## SOURCE EXCERPT
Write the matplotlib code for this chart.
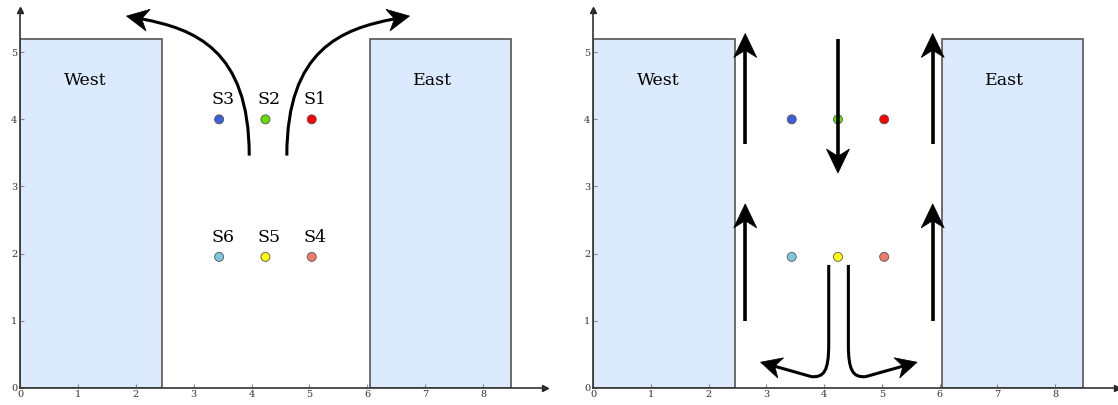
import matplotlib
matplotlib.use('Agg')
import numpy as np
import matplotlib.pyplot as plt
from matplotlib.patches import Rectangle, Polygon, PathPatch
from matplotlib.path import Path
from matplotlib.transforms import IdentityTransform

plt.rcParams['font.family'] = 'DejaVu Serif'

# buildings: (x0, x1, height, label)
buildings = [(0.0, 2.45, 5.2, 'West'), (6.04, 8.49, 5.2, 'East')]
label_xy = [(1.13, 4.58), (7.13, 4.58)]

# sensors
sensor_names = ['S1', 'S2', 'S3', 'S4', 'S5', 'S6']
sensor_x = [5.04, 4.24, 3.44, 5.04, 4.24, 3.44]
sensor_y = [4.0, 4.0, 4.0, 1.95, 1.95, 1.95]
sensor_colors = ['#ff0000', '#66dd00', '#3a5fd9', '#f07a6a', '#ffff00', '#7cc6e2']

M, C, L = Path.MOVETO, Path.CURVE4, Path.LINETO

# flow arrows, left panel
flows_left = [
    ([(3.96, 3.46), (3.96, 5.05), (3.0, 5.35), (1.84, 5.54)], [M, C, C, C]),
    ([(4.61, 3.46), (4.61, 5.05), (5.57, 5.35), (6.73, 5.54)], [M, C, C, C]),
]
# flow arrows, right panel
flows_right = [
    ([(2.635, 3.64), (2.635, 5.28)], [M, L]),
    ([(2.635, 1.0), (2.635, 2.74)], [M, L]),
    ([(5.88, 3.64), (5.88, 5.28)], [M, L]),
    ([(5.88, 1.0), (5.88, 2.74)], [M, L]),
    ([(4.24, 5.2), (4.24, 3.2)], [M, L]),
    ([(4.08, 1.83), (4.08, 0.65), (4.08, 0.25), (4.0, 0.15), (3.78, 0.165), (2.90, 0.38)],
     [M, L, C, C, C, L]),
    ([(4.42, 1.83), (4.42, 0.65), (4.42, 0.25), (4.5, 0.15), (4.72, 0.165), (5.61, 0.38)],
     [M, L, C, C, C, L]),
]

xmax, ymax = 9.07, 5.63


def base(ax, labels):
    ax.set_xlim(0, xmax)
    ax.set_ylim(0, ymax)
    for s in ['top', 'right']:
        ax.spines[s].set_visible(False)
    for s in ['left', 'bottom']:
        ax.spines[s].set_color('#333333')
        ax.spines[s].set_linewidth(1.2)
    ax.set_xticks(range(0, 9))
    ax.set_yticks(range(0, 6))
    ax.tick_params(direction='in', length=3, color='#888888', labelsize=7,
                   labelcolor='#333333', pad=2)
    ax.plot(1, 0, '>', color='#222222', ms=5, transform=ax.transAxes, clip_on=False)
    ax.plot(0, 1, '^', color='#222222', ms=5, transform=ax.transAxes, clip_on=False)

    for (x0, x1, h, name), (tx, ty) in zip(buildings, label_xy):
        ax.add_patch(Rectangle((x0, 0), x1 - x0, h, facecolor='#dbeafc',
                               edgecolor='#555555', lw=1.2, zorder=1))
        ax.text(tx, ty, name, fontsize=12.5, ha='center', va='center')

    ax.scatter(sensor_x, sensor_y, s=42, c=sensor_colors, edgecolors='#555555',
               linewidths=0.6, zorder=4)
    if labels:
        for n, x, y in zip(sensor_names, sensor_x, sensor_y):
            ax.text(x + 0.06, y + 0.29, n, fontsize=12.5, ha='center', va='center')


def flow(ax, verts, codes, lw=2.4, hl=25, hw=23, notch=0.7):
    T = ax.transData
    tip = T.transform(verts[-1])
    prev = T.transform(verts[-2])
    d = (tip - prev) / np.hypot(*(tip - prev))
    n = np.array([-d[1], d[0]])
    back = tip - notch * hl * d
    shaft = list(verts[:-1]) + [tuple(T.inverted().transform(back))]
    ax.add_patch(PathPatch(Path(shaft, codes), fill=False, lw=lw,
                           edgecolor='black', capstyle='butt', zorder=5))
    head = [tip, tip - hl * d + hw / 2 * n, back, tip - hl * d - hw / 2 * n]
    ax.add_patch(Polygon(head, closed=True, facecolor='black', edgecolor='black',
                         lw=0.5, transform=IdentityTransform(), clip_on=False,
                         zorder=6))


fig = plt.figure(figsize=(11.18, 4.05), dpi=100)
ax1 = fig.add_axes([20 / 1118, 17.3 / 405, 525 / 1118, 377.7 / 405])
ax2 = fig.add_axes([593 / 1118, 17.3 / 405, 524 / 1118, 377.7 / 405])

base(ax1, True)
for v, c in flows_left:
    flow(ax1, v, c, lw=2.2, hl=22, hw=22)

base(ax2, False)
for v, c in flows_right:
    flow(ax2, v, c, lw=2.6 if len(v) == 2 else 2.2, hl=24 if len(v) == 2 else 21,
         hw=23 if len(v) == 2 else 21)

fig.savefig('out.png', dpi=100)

## DIRECTIVE
Copy out each line exactly, without the pictures.

## RESULT FOR THIS EXERCISE
Write the matplotlib code for this chart.
import matplotlib
matplotlib.use('Agg')
import numpy as np
import matplotlib.pyplot as plt
from matplotlib.patches import Rectangle, Polygon, PathPatch
from matplotlib.path import Path
from matplotlib.transforms import IdentityTransform

plt.rcParams['font.family'] = 'DejaVu Serif'

# buildings: (x0, x1, height, label)
buildings = [(0.0, 2.45, 5.2, 'West'), (6.04, 8.49, 5.2, 'East')]
label_xy = [(1.13, 4.58), (7.13, 4.58)]

# sensors
sensor_names = ['S1', 'S2', 'S3', 'S4', 'S5', 'S6']
sensor_x = [5.04, 4.24, 3.44, 5.04, 4.24, 3.44]
sensor_y = [4.0, 4.0, 4.0, 1.95, 1.95, 1.95]
sensor_colors = ['#ff0000', '#66dd00', '#3a5fd9', '#f07a6a', '#ffff00', '#7cc6e2']

M, C, L = Path.MOVETO, Path.CURVE4, Path.LINETO

# flow arrows, left panel
flows_left = [
    ([(3.96, 3.46), (3.96, 5.05), (3.0, 5.35), (1.84, 5.54)], [M, C, C, C]),
    ([(4.61, 3.46), (4.61, 5.05), (5.57, 5.35), (6.73, 5.54)], [M, C, C, C]),
]
# flow arrows, right panel
flows_right = [
    ([(2.635, 3.64), (2.635, 5.28)], [M, L]),
    ([(2.635, 1.0), (2.635, 2.74)], [M, L]),
    ([(5.88, 3.64), (5.88, 5.28)], [M, L]),
    ([(5.88, 1.0), (5.88, 2.74)], [M, L]),
    ([(4.24, 5.2), (4.24, 3.2)], [M, L]),
    ([(4.08, 1.83), (4.08, 0.65), (4.08, 0.25), (4.0, 0.15), (3.78, 0.165), (2.90, 0.38)],
     [M, L, C, C, C, L]),
    ([(4.42, 1.83), (4.42, 0.65), (4.42, 0.25), (4.5, 0.15), (4.72, 0.165), (5.61, 0.38)],
     [M, L, C, C, C, L]),
]

xmax, ymax = 9.07, 5.63


def base(ax, labels):
    ax.set_xlim(0, xmax)
    ax.set_ylim(0, ymax)
    for s in ['top', 'right']:
        ax.spines[s].set_visible(False)
    for s in ['left', 'bottom']:
        ax.spines[s].set_color('#333333')
        ax.spines[s].set_linewidth(1.2)
    ax.set_xticks(range(0, 9))
    ax.set_yticks(range(0, 6))
    ax.tick_params(direction='in', length=3, color='#888888', labelsize=7,
                   labelcolor='#333333', pad=2)
    ax.plot(1, 0, '>', color='#222222', ms=5, transform=ax.transAxes, clip_on=False)
    ax.plot(0, 1, '^', color='#222222', ms=5, transform=ax.transAxes, clip_on=False)

    for (x0, x1, h, name), (tx, ty) in zip(buildings, label_xy):
        ax.add_patch(Rectangle((x0, 0), x1 - x0, h, facecolor='#dbeafc',
                               edgecolor='#555555', lw=1.2, zorder=1))
        ax.text(tx, ty, name, fontsize=12.5, ha='center', va='center')

    ax.scatter(sensor_x, sensor_y, s=42, c=sensor_colors, edgecolors='#555555',
               linewidths=0.6, zorder=4)
    if labels:
        for n, x, y in zip(sensor_names, sensor_x, sensor_y):
            ax.text(x + 0.06, y + 0.29, n, fontsize=12.5, ha='center', va='center')


def flow(ax, verts, codes, lw=2.4, hl=25, hw=23, notch=0.7):
    T = ax.transData
    tip = T.transform(verts[-1])
    prev = T.transform(verts[-2])
    d = (tip - prev) / np.hypot(*(tip - prev))
    n = np.array([-d[1], d[0]])
    back = tip - notch * hl * d
    shaft = list(verts[:-1]) + [tuple(T.inverted().transform(back))]
    ax.add_patch(PathPatch(Path(shaft, codes), fill=False, lw=lw,
                           edgecolor='black', capstyle='butt', zorder=5))
    head = [tip, tip - hl * d + hw / 2 * n, back, tip - hl * d - hw / 2 * n]
    ax.add_patch(Polygon(head, closed=True, facecolor='black', edgecolor='black',
                         lw=0.5, transform=IdentityTransform(), clip_on=False,
                         zorder=6))


fig = plt.figure(figsize=(11.18, 4.05), dpi=100)
ax1 = fig.add_axes([20 / 1118, 17.3 / 405, 525 / 1118, 377.7 / 405])
ax2 = fig.add_axes([593 / 1118, 17.3 / 405, 524 / 1118, 377.7 / 405])

base(ax1, True)
for v, c in flows_left:
    flow(ax1, v, c, lw=2.2, hl=22, hw=22)

base(ax2, False)
for v, c in flows_right:
    flow(ax2, v, c, lw=2.6 if len(v) == 2 else 2.2, hl=24 if len(v) == 2 else 21,
         hw=23 if len(v) == 2 else 21)

fig.savefig('out.png', dpi=100)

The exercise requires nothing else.